(Plotting code records)
------

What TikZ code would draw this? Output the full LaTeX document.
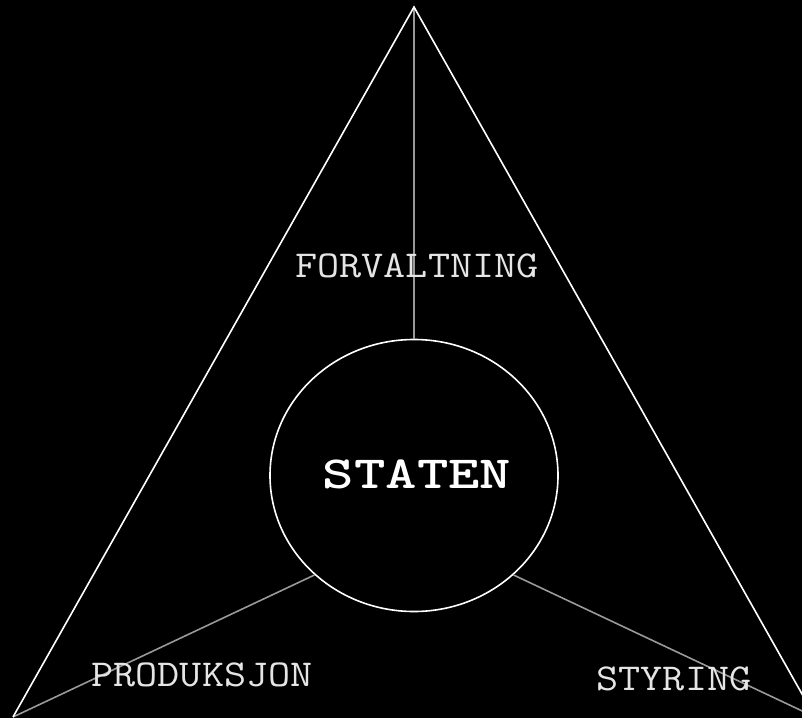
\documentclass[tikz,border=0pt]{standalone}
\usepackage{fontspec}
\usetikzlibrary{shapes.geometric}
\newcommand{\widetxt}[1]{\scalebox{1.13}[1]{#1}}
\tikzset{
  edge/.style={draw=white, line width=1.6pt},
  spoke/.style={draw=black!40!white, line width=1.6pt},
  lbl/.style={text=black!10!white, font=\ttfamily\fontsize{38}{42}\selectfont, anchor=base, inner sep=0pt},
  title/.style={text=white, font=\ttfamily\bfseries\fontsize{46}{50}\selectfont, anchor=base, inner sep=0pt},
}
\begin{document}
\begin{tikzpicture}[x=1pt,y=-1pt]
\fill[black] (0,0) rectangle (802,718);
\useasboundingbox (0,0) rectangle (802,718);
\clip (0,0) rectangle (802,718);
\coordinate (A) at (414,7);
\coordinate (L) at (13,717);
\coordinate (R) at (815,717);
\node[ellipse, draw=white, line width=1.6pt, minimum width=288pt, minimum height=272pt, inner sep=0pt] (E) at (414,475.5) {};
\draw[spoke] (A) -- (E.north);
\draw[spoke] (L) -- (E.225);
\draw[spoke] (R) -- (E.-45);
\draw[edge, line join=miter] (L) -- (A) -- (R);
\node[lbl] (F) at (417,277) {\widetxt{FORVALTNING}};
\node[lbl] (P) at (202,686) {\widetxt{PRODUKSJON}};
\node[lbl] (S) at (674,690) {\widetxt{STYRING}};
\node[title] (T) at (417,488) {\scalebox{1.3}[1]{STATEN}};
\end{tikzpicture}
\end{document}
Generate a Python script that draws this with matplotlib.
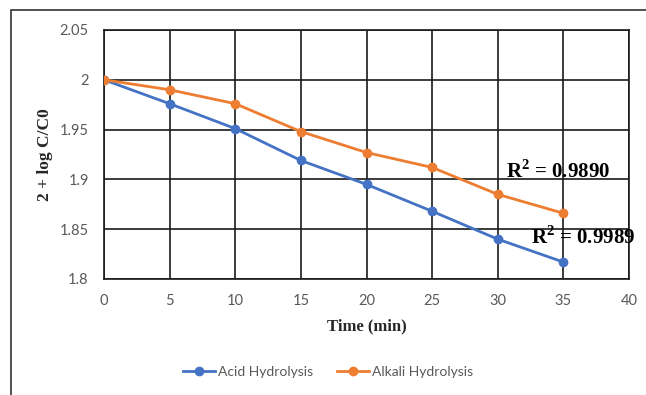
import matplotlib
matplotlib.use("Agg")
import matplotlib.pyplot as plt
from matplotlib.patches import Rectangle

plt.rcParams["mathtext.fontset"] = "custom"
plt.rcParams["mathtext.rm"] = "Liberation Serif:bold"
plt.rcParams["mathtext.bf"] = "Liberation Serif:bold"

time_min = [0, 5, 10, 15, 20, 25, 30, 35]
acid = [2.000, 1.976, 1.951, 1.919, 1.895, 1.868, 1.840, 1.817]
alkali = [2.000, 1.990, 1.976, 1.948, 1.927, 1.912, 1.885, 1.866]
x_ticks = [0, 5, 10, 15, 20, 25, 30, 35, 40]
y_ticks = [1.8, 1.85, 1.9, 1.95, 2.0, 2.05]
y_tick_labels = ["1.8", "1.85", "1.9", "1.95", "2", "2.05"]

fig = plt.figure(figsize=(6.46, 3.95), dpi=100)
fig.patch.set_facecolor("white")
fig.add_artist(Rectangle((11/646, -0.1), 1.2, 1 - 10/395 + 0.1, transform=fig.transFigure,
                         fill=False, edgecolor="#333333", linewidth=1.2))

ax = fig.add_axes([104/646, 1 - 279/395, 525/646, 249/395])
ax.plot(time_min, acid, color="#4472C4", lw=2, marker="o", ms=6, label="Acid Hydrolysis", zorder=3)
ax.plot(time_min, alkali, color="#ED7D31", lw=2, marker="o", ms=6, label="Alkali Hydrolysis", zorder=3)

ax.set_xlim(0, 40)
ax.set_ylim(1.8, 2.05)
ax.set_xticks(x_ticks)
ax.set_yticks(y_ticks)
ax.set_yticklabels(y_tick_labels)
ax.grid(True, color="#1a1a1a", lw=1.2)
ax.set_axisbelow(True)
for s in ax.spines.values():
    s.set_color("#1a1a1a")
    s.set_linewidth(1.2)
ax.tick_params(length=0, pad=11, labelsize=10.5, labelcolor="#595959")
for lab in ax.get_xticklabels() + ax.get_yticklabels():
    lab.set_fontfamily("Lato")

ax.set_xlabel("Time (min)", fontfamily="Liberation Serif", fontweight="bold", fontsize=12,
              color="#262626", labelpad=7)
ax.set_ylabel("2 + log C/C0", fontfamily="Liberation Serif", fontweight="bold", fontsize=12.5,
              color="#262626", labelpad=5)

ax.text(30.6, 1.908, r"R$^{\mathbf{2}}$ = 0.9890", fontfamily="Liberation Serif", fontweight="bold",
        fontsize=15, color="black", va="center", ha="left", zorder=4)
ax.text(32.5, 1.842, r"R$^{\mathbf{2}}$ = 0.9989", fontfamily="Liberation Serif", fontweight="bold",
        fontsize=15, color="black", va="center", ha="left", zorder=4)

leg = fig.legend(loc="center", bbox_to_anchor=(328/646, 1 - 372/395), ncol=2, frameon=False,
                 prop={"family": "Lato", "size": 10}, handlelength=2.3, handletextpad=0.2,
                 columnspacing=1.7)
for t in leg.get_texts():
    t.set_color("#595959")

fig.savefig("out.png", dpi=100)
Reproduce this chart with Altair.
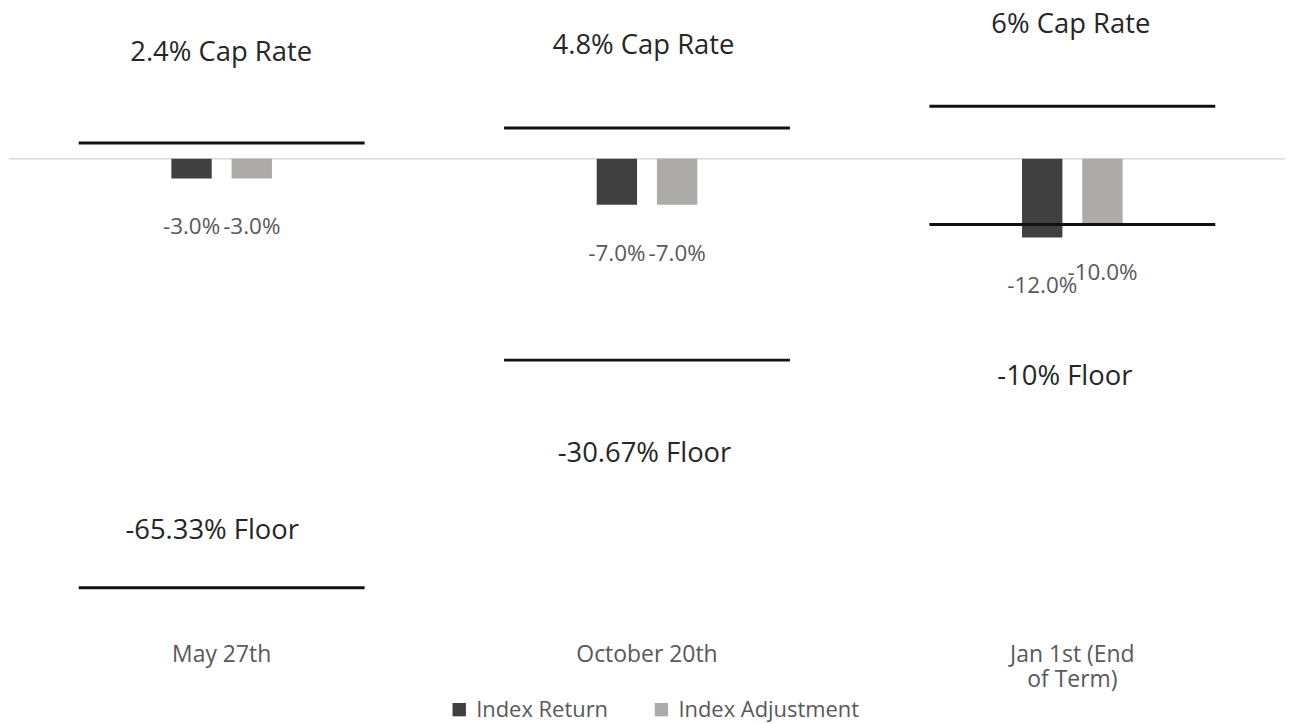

------

Written problem. Find the string "matplotlib" in the records, then copy each line where it occurs.

Exercise output.
Generate a Python script that draws this with matplotlib.
import matplotlib
matplotlib.use("Agg")
import matplotlib.pyplot as plt
from matplotlib.patches import Rectangle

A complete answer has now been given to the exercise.